REQUIRED WORK: Quote every line below exactly and skip any picture.

RAW DATA:
--- Start ---

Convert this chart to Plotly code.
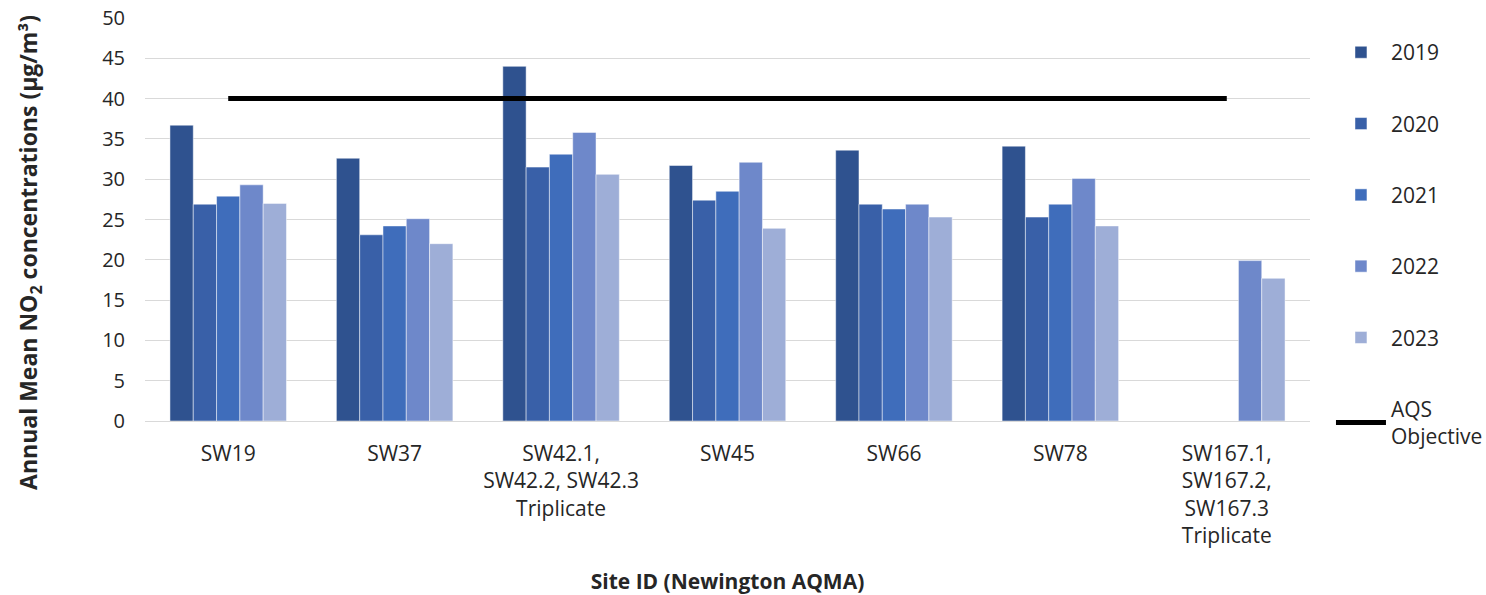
import plotly.graph_objects as go

sites = ["SW19", "SW37", "SW42.1,<br>SW42.2, SW42.3<br>Triplicate", "SW45", "SW66", "SW78",
         "SW167.1,<br>SW167.2,<br>SW167.3<br>Triplicate"]
years = ["2019", "2020", "2021", "2022", "2023"]
v2019 = [36.7, 32.6, 44.0, 31.7, 33.6, 34.1, None]
v2020 = [26.9, 23.1, 31.5, 27.4, 26.9, 25.3, None]
v2021 = [27.9, 24.2, 33.1, 28.5, 26.3, 26.9, None]
v2022 = [29.3, 25.1, 35.8, 32.1, 26.9, 30.1, 19.9]
v2023 = [27.0, 22.0, 30.6, 23.9, 25.3, 24.2, 17.7]
aqs_objective = [40] * len(sites)

series = [v2019, v2020, v2021, v2022, v2023]
colors = ["#2F528F", "#3960A8", "#3F6DBB", "#6E88CA", "#9EAED7"]

font = "Open Sans"
fig = go.Figure()
for i, (yr, vals) in enumerate(zip(years, series)):
    fig.add_trace(go.Bar(
        x=sites, y=vals, name=yr, legendgroup=yr,
        marker=dict(color=colors[i], line=dict(color="rgba(255,255,255,0.6)", width=0.8)),
    ))
fig.add_trace(go.Scatter(
    x=sites, y=aqs_objective, name="AQS<br>Objective", legendgroup="aqs",
    mode="lines", line=dict(color="black", width=5),
))

fig.update_layout(
    width=1486, height=595,
    margin=dict(l=145, r=176, t=18, b=174, autoexpand=False),
    paper_bgcolor="white", plot_bgcolor="white",
    barmode="group", bargap=0.3, bargroupgap=0,
    font=dict(family=font, size=19, color="#262626"),
    legend=dict(x=1.018, y=0.965, xanchor="left", yanchor="top",
                tracegroupgap=41, font=dict(size=21, color="#262626"),
                itemwidth=50, maxheight=580),
    showlegend=True,
    annotations=[dict(
        text="<b>Annual Mean NO<sub>2</sub> concentrations (µg/m³)</b>",
        xref="paper", yref="paper", x=-0.0987, y=0.417,
        xanchor="center", yanchor="middle", textangle=-90, showarrow=False,
        font=dict(size=23, color="#262626"),
    )],
)
fig.update_xaxes(
    showgrid=False, showline=False, ticks="", tickfont=dict(size=21),
    ticklabelstandoff=18,
    title=dict(text="<b>Site ID (Newington AQMA)</b>", font=dict(size=21), standoff=26),
    tickangle=0,
)
fig.update_yaxes(
    range=[0, 50], dtick=5, showgrid=True, gridcolor="#D9D9D9", gridwidth=1,
    zeroline=True, zerolinecolor="#D9D9D9", zerolinewidth=1, showline=False,
    tickfont=dict(size=20), ticks="", ticklabelstandoff=19,
)
fig.write_html("out.html")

--- End ---

FINAL RESULT:
Convert this chart to Plotly code.
import plotly.graph_objects as go

sites = ["SW19", "SW37", "SW42.1,<br>SW42.2, SW42.3<br>Triplicate", "SW45", "SW66", "SW78",
         "SW167.1,<br>SW167.2,<br>SW167.3<br>Triplicate"]
years = ["2019", "2020", "2021", "2022", "2023"]
v2019 = [36.7, 32.6, 44.0, 31.7, 33.6, 34.1, None]
v2020 = [26.9, 23.1, 31.5, 27.4, 26.9, 25.3, None]
v2021 = [27.9, 24.2, 33.1, 28.5, 26.3, 26.9, None]
v2022 = [29.3, 25.1, 35.8, 32.1, 26.9, 30.1, 19.9]
v2023 = [27.0, 22.0, 30.6, 23.9, 25.3, 24.2, 17.7]
aqs_objective = [40] * len(sites)

series = [v2019, v2020, v2021, v2022, v2023]
colors = ["#2F528F", "#3960A8", "#3F6DBB", "#6E88CA", "#9EAED7"]

font = "Open Sans"
fig = go.Figure()
for i, (yr, vals) in enumerate(zip(years, series)):
    fig.add_trace(go.Bar(
        x=sites, y=vals, name=yr, legendgroup=yr,
        marker=dict(color=colors[i], line=dict(color="rgba(255,255,255,0.6)", width=0.8)),
    ))
fig.add_trace(go.Scatter(
    x=sites, y=aqs_objective, name="AQS<br>Objective", legendgroup="aqs",
    mode="lines", line=dict(color="black", width=5),
))

fig.update_layout(
    width=1486, height=595,
    margin=dict(l=145, r=176, t=18, b=174, autoexpand=False),
    paper_bgcolor="white", plot_bgcolor="white",
    barmode="group", bargap=0.3, bargroupgap=0,
    font=dict(family=font, size=19, color="#262626"),
    legend=dict(x=1.018, y=0.965, xanchor="left", yanchor="top",
                tracegroupgap=41, font=dict(size=21, color="#262626"),
                itemwidth=50, maxheight=580),
    showlegend=True,
    annotations=[dict(
        text="<b>Annual Mean NO<sub>2</sub> concentrations (µg/m³)</b>",
        xref="paper", yref="paper", x=-0.0987, y=0.417,
        xanchor="center", yanchor="middle", textangle=-90, showarrow=False,
        font=dict(size=23, color="#262626"),
    )],
)
fig.update_xaxes(
    showgrid=False, showline=False, ticks="", tickfont=dict(size=21),
    ticklabelstandoff=18,
    title=dict(text="<b>Site ID (Newington AQMA)</b>", font=dict(size=21), standoff=26),
    tickangle=0,
)
fig.update_yaxes(
    range=[0, 50], dtick=5, showgrid=True, gridcolor="#D9D9D9", gridwidth=1,
    zeroline=True, zerolinecolor="#D9D9D9", zerolinewidth=1, showline=False,
    tickfont=dict(size=20), ticks="", ticklabelstandoff=19,
)
fig.write_html("out.html")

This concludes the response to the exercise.